The problem I always run into with the 'God foreknew, and thus chose those he knew would choose him' line of argument is that it doesn't seem to address the entirety of what being sovereign means. You see, God made us. He made everything. By the very act of his making, he has shaped who we are. Because God both knows the future and made something out of nothing, he is sovereignly in control of what people will then choose to do. In the act of making, he knew exactly what the result of his making would be, and thus at least indirectly brings those future effects to be. His sovereign will overrides our will.

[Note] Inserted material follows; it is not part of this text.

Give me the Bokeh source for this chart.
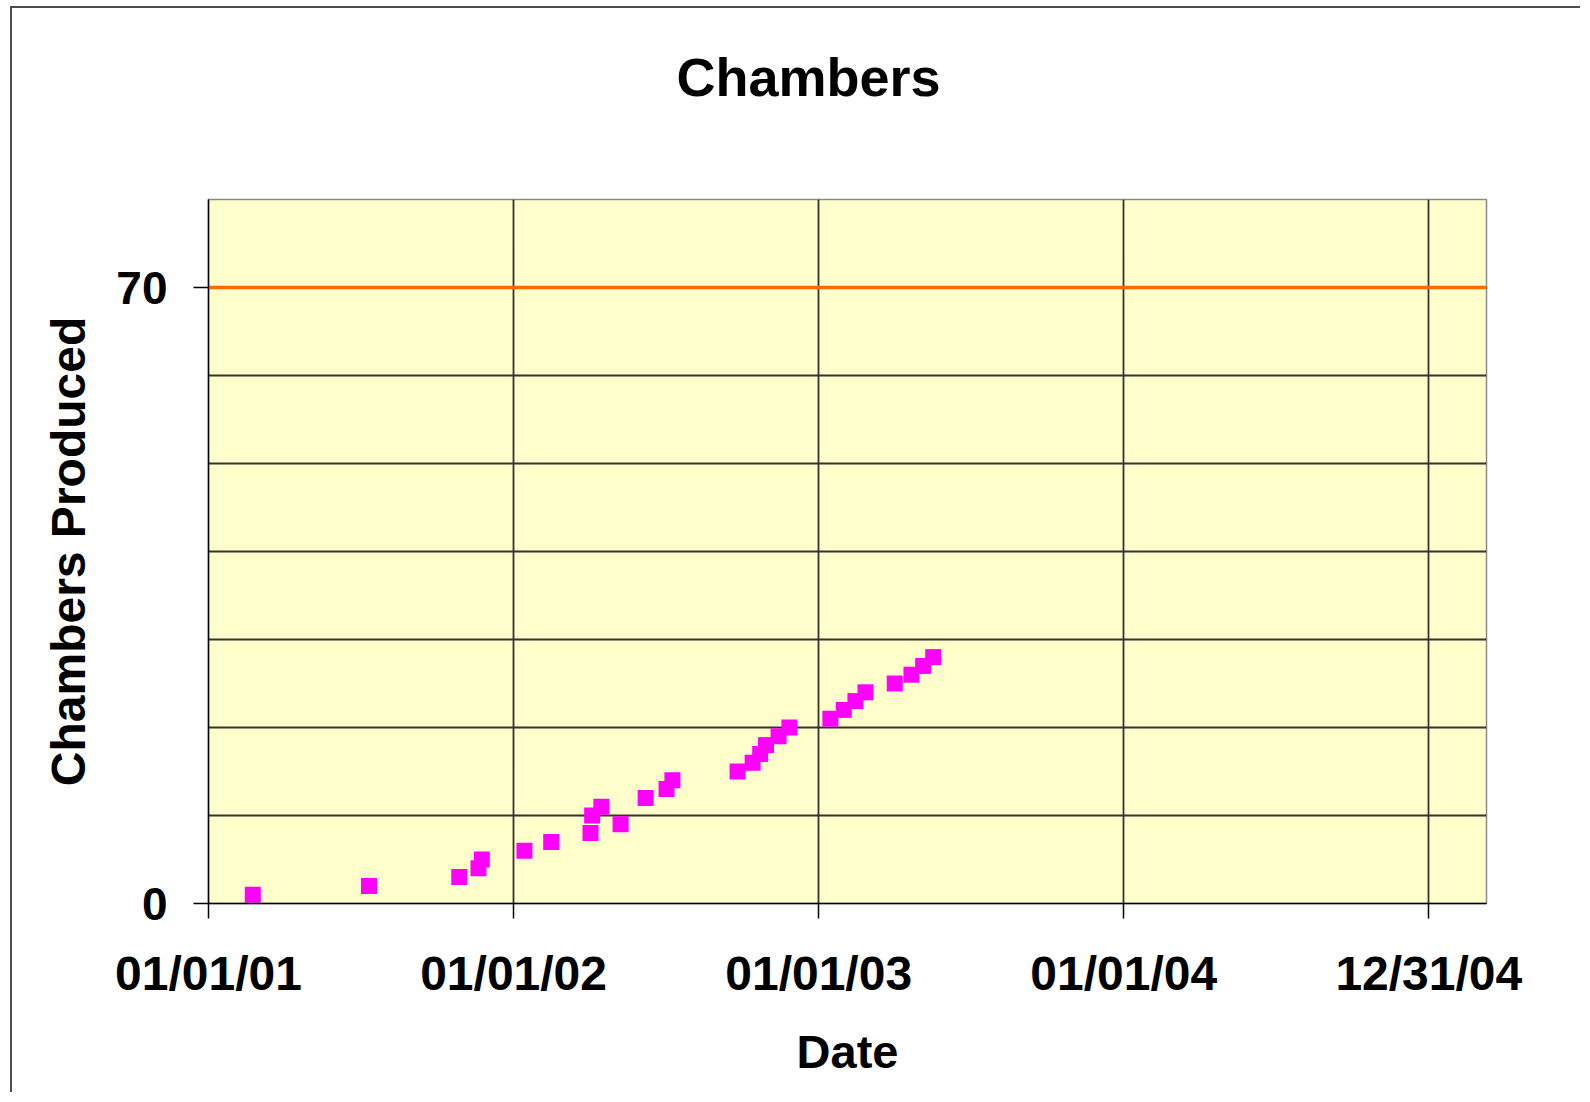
import pandas as pd
from bokeh.plotting import figure
from bokeh.models import Range1d, FixedTicker, DatetimeTickFormatter, LinearAxis, CustomJSTickFormatter
from bokeh.embed import file_html
from bokeh.resources import INLINE

# ---- data ----
produced_dates = ["2001-02-23", "2001-07-12", "2001-10-28", "2001-11-20", "2001-11-24",
                  "2002-01-14", "2002-02-15", "2002-04-03", "2002-04-05", "2002-04-16", "2002-05-09",
                  "2002-06-08", "2002-07-03", "2002-07-10",
                  "2002-09-26", "2002-10-14", "2002-10-23", "2002-10-30", "2002-11-14", "2002-11-27",
                  "2003-01-15", "2003-01-31", "2003-02-14", "2003-02-26",
                  "2003-04-02", "2003-04-22", "2003-05-06", "2003-05-18"]
chambers_produced = [1, 2, 3, 4, 5,
                     6, 7, 8, 10, 11, 9,
                     12, 13, 14,
                     15, 16, 17, 18, 19, 20,
                     21, 22, 23, 24,
                     25, 26, 27, 28]

target_dates = ["2001-01-01", "2005-03-10"]
target_values = [70, 70]

x_tick_dates = ["2001-01-01", "2002-01-01", "2003-01-01", "2004-01-01", "2004-12-31"]
y_tick_values = [0, 70]
y_grid_values = [10, 20, 30, 40, 50, 60, 70, 80]
y_min, y_max = 0, 80
chart_title = "Chambers"

# ---- figure ----
W, H = 1570, 1086
BL, BR, BT, BB = 196, 96, 191, 191
FONT = "Liberation Sans"

p = figure(width=W, height=H, x_axis_type="datetime",
           x_range=Range1d(pd.Timestamp(target_dates[0]), pd.Timestamp(target_dates[1])),
           y_range=Range1d(y_min, y_max),
           output_backend="svg", toolbar_location=None,
           min_border_left=BL, min_border_right=BR, min_border_top=BT, min_border_bottom=BB)
p.styles = {"border-left": "2px solid #4d4d4d", "border-top": "2px solid #4d4d4d",
            "margin-left": "10px", "margin-top": "6px"}

p.background_fill_color = "#FFFFCC"
p.border_fill_color = "white"
p.outline_line_color = "#8a8a8a"
p.outline_line_width = 1.5

# title
p.title.text = chart_title
p.title.text_font = FONT
p.title.text_font_size = "54px"
p.title.text_font_style = "bold"
p.title.text_color = "black"
p.title.align = "left"
p.title.offset = 468
p.title.standoff = 0

x_ticks_ms = [pd.Timestamp(d).value / 1e6 for d in x_tick_dates]

# main axes (grab them before adding the spacer)
xa = p.below[0]
ya = p.left[0]

# invisible spacer between title and frame (one hidden tick gives it its height)
spacer = LinearAxis(ticker=FixedTicker(ticks=[x_ticks_ms[0]]),
                    formatter=CustomJSTickFormatter(code="return ''"),
                    axis_line_color=None,
                    major_tick_line_color=None, minor_tick_line_color=None,
                    major_tick_out=93, major_tick_in=0, minor_tick_out=0,
                    major_label_standoff=0, major_label_text_font_size="0px",
                    major_label_text_alpha=0)
p.add_layout(spacer, "above")

# x axis
xa.ticker = FixedTicker(ticks=x_ticks_ms)
fmt = "%m/%d/%y"
xa.formatter = DatetimeTickFormatter(microseconds=fmt, milliseconds=fmt, seconds=fmt, minsec=fmt,
                                     minutes=fmt, hourmin=fmt, hours=fmt, days=fmt,
                                     months=fmt, years=fmt)
xa.axis_label = "Date"

# y axis
ya.ticker = FixedTicker(ticks=y_tick_values)
ya.axis_label = "Chambers Produced"

for ax in (xa, ya):
    ax.axis_line_color = "black"
    ax.axis_line_width = 1.5
    ax.major_tick_line_color = "black"
    ax.major_tick_line_width = 1.5
    ax.major_tick_out = 15
    ax.major_tick_in = 0
    ax.minor_tick_line_color = None
    ax.major_label_text_font = FONT
    ax.major_label_text_font_style = "bold"
    ax.major_label_text_color = "black"
    ax.axis_label_text_font = FONT
    ax.axis_label_text_font_style = "bold"
    ax.axis_label_text_color = "black"

xa.major_label_text_font_size = "48px"
ya.major_label_text_font_size = "46px"
xa.axis_label_text_font_size = "47px"
ya.axis_label_text_font_size = "48px"

xa.major_label_standoff = 28
xa.axis_label_standoff = 22
ya.major_label_standoff = 26
ya.axis_label_standoff = 18

# grids
p.xgrid.ticker = FixedTicker(ticks=x_ticks_ms)
p.ygrid.ticker = FixedTicker(ticks=y_grid_values)
for g in (p.xgrid, p.ygrid):
    g.grid_line_color = "#333333"
    g.grid_line_width = 1.8

# target line
p.line(x=pd.to_datetime(target_dates), y=target_values, line_color="#FF6A00", line_width=3.5)

# produced chambers
p.scatter(x=pd.to_datetime(produced_dates), y=chambers_produced, marker="square",
          size=16, fill_color="#FF00FF", line_color="#FF00FF", line_width=0)

open("out.html", "w").write(file_html(p, INLINE))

I usually come down on it in this way: we do not know everything that will ever happen, or that has happened. We cannot know what it is like to be God in that way. However, what we can know is that God is not paralysed by his knowledge. He is not paralysed by having to deal with the repercussions of every act of his. He proceeds with a majestic plan, to bring glory to himself, partially by creating man that has the ability to choose and have moral responsibility, even though he already knows what every choice will be, and in some way permits it by the act of creation itself.
However, that act does not compromise mankind's ability to choose, or even the validity of the moral choosing - to know something will happen in the future is not the same as that thing actually happening through causality. Our choices matter and have value, even though they were known and I guess really ordained before time began.
So, in sum, God is in control. He has to be because he made everything and knowns everything. There is nothing he is not in control of, or in some way brings to pass. However, our choices are still real choices, with real effects, and real responsibility. I don't know exactly how, but I can sense that in the mystery of God's omniscience, creation, foreknowledge, but legitimate meaningful choice can be reconcile. The inability to do so now is simply because of our limited frame of reference.